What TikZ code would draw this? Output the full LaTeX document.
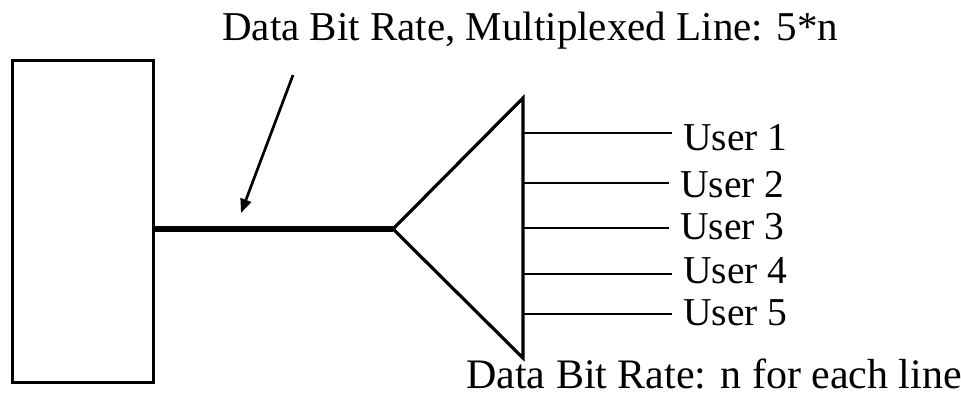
\documentclass[tikz,border=0pt]{standalone}
\usepackage{fontspec}
\setmainfont{Liberation Serif}
\usetikzlibrary{arrows.meta}

\tikzset{
  hostbox/.style={draw, line width=3.4pt, rectangle, inner sep=0pt,
    minimum width=141pt, minimum height=322pt},
  trunk/.style={line width=5.5pt},
  splitter/.style={line width=3.2pt, line join=miter},
  branch/.style={line width=2.8pt},
  userlbl/.style={anchor=base west, inner xsep=11pt, inner ysep=0pt,
    font=\fontsize{39.5}{46}\selectfont},
  caption/.style={inner sep=0pt, font=\fontsize{41}{48}\selectfont},
  pointer/.style={line width=2.7pt, -{Triangle[length=14pt,width=11pt]}}
}

\begin{document}
\begin{tikzpicture}[x=1pt,y=-1pt]
  \useasboundingbox (0,0) rectangle (961,396);

  % terminal equipment
  \node[hostbox] (host) at (83,221.5) {};

  % multiplexer outline
  \coordinate (apex) at (393,229);
  \coordinate (mtop) at (523,98);
  \coordinate (mbot) at (523,358);
  \draw[splitter] (apex) -- (mtop) -- (mbot) -- cycle;

  % multiplexed line
  \draw[trunk] (host.east |- apex) -- (apex);

  % user lines
  \coordinate (t1) at (523,133);
  \coordinate (t2) at (523,183);
  \coordinate (t3) at (523,228);
  \coordinate (t4) at (523,274);
  \coordinate (t5) at (523,314);
  \node[userlbl] (u1) at (672,150) {User 1};
  \node[userlbl] (u2) at (669,197) {User 2};
  \node[userlbl] (u3) at (669,239) {User 3};
  \node[userlbl] (u4) at (672,283) {User 4};
  \node[userlbl] (u5) at (672,325) {User 5};
  \draw[branch] (t1) -- (t1 -| u1.west);
  \draw[branch] (t2) -- (t2 -| u2.west);
  \draw[branch] (t3) -- (t3 -| u3.west);
  \draw[branch] (t4) -- (t4 -| u4.west);
  \draw[branch] (t5) -- (t5 -| u5.west);

  % captions
  \node[caption, anchor=base west] (muxrate) at (222,41)
    {Data Bit Rate, Multiplexed Line: 5*n};
  \node[caption, anchor=base west, font=\fontsize{42}{48}\selectfont] (userrate) at (466,388)
    {Data Bit Rate: n for each line};

  % pointer to the multiplexed line
  \coordinate (ptail) at (293,75);
  \coordinate (phead) at (241,213);
  \draw[pointer] (ptail) -- (phead);
\end{tikzpicture}
\end{document}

◆ What you are asked to do:
Return the material line for line, from its beginning to the line that contains "(0,0) rectangle (961,396);", with the pictures left out.

◆ Solved problem:
What TikZ code would draw this? Output the full LaTeX document.
\documentclass[tikz,border=0pt]{standalone}
\usepackage{fontspec}
\setmainfont{Liberation Serif}
\usetikzlibrary{arrows.meta}

\tikzset{
  hostbox/.style={draw, line width=3.4pt, rectangle, inner sep=0pt,
    minimum width=141pt, minimum height=322pt},
  trunk/.style={line width=5.5pt},
  splitter/.style={line width=3.2pt, line join=miter},
  branch/.style={line width=2.8pt},
  userlbl/.style={anchor=base west, inner xsep=11pt, inner ysep=0pt,
    font=\fontsize{39.5}{46}\selectfont},
  caption/.style={inner sep=0pt, font=\fontsize{41}{48}\selectfont},
  pointer/.style={line width=2.7pt, -{Triangle[length=14pt,width=11pt]}}
}

\begin{document}
\begin{tikzpicture}[x=1pt,y=-1pt]
  \useasboundingbox (0,0) rectangle (961,396);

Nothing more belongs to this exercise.